Begin at the first line of the data and copy each line through the one containing "from matplotlib.patches import Rectangle", that line included, with no pictures.

Data provided
* * * *
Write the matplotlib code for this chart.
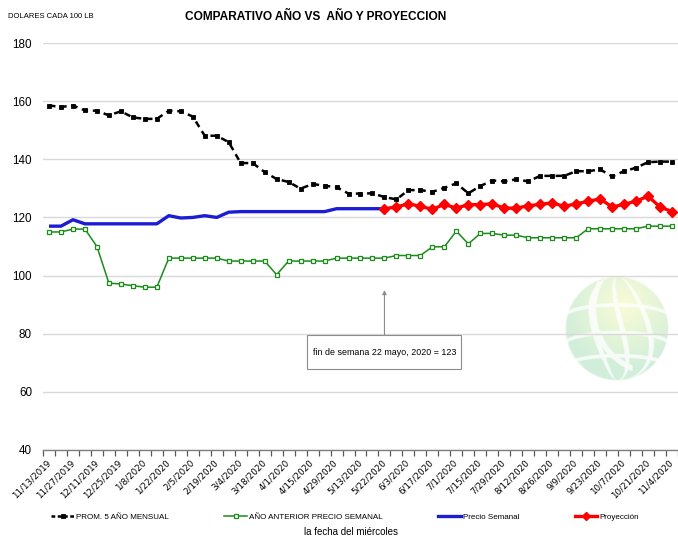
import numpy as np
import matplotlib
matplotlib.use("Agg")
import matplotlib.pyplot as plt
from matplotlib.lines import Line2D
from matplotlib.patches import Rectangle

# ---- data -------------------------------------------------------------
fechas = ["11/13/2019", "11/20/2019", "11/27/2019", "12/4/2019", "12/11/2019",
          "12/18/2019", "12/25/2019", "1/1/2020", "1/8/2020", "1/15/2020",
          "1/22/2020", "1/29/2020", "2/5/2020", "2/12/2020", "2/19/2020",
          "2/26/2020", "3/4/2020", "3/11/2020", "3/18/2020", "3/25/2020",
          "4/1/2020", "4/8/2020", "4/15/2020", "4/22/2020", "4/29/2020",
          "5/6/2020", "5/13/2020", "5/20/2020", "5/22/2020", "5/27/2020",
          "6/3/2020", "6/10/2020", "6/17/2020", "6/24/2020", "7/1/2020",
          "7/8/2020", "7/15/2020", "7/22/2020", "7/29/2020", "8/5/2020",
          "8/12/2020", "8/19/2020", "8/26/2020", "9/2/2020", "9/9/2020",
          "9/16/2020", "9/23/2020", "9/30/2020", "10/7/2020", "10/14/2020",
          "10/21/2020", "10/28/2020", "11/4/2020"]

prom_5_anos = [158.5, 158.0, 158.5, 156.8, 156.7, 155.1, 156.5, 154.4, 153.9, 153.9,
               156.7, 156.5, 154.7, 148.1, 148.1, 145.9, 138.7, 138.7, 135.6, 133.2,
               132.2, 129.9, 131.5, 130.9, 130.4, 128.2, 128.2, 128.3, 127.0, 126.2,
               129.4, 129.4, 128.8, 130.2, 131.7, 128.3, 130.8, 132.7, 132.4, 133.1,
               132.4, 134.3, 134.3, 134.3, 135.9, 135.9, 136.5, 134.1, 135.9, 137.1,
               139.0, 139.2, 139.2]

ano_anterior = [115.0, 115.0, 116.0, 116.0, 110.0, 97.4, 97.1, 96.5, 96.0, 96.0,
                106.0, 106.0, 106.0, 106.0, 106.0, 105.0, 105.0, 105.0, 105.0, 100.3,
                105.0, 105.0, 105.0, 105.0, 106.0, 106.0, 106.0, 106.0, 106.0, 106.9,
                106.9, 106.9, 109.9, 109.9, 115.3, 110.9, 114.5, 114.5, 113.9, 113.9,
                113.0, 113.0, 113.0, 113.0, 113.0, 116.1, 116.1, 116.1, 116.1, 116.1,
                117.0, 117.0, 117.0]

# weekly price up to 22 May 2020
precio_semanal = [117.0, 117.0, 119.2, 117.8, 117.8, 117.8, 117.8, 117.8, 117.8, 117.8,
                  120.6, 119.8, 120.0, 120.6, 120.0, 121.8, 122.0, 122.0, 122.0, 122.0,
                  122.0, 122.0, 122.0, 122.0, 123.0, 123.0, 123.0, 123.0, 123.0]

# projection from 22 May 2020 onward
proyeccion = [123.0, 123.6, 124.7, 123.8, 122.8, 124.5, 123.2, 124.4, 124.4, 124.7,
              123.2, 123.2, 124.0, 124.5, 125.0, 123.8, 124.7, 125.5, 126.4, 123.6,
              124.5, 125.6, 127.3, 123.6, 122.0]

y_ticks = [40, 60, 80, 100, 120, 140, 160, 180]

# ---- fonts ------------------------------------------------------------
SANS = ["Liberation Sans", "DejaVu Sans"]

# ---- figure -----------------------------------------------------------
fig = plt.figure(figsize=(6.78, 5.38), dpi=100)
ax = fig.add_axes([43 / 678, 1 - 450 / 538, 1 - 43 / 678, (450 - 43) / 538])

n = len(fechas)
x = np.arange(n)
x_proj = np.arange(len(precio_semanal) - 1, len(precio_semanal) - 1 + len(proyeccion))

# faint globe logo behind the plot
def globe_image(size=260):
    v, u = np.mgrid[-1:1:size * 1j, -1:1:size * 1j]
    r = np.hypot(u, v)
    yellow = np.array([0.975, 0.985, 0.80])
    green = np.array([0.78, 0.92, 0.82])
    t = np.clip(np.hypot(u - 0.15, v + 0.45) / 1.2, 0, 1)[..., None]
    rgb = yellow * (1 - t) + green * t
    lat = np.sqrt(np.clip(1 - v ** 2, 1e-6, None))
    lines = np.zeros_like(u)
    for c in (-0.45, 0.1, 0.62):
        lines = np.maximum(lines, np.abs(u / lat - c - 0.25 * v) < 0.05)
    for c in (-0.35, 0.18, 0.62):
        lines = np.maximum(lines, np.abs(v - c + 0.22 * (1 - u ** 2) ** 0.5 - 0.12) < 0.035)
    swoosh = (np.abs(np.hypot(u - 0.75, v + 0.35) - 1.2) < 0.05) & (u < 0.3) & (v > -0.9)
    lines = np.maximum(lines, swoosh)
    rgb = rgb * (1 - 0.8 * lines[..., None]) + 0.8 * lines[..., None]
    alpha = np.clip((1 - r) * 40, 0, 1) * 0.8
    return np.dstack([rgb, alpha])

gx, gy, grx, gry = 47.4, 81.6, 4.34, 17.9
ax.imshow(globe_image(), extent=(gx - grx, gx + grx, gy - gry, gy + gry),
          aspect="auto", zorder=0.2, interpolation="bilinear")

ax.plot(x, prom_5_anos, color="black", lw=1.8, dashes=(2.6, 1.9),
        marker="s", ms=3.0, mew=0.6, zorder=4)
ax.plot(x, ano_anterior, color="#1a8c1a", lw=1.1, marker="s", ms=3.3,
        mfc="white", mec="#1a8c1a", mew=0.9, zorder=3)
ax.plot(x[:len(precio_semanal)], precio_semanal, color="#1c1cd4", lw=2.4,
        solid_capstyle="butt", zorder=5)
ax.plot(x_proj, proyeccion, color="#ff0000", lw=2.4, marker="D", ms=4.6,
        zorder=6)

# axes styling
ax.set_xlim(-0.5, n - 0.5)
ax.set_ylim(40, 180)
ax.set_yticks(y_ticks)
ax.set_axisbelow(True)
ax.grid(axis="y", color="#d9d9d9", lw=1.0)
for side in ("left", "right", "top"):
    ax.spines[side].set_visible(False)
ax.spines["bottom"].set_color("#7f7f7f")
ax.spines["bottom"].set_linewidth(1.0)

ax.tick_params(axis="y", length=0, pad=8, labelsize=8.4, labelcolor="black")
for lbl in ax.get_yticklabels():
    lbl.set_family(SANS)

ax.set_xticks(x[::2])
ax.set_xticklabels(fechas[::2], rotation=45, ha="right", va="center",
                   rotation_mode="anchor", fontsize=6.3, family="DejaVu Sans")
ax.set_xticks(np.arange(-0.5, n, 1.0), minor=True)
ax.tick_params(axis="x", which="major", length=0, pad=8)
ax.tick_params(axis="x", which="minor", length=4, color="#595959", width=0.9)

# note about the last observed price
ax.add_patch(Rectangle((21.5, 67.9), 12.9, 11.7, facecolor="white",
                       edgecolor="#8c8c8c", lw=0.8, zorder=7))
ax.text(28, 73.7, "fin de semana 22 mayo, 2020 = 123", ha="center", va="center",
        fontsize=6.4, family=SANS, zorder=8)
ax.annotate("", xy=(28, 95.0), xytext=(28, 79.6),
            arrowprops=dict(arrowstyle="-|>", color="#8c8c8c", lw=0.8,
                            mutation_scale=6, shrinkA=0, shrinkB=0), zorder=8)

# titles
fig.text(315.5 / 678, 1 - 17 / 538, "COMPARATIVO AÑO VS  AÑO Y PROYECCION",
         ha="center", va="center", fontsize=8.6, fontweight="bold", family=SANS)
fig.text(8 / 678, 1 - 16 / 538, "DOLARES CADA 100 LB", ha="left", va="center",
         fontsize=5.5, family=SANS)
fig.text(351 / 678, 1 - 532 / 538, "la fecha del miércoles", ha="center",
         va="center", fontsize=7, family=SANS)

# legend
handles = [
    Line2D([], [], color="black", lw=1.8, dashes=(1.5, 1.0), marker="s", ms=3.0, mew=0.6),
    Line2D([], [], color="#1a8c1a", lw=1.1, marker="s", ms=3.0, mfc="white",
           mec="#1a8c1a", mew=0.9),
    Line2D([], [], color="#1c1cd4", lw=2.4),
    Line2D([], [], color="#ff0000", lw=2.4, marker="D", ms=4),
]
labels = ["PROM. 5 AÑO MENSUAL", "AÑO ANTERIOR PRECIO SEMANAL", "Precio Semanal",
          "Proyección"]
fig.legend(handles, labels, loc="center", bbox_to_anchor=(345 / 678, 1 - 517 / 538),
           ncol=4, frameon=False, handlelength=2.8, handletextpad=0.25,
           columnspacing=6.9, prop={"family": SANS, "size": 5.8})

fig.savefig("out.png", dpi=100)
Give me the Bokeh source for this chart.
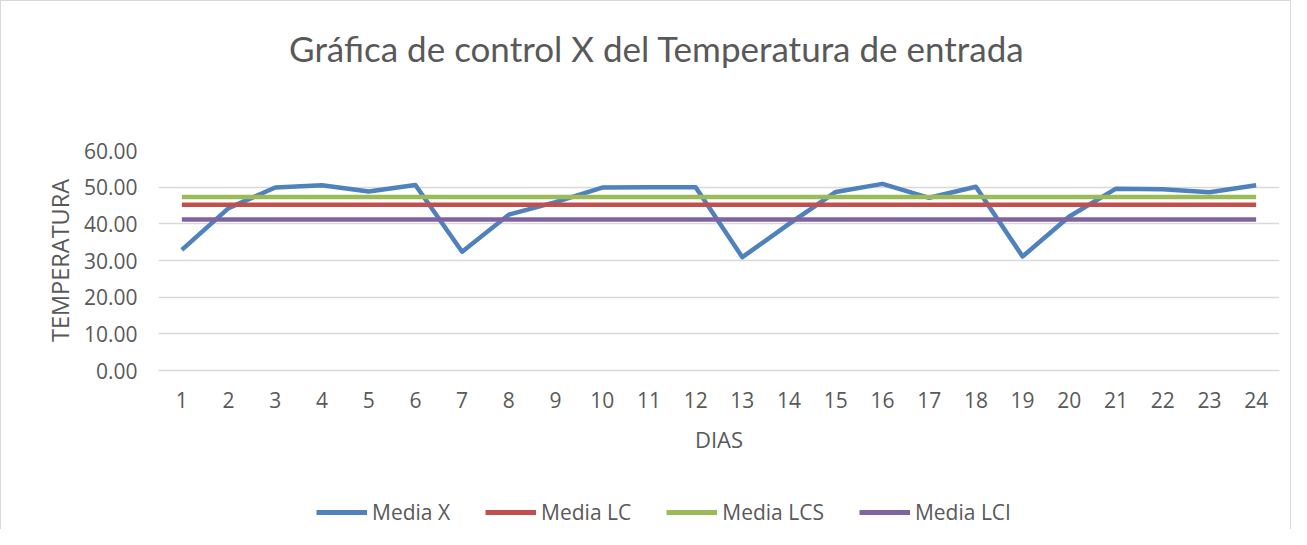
* * * *
Answer to this exercise
Write the matplotlib code for this chart.
import numpy as np
import matplotlib
matplotlib.use("Agg")
import matplotlib.pyplot as plt
from matplotlib.lines import Line2D
from matplotlib.patches import Rectangle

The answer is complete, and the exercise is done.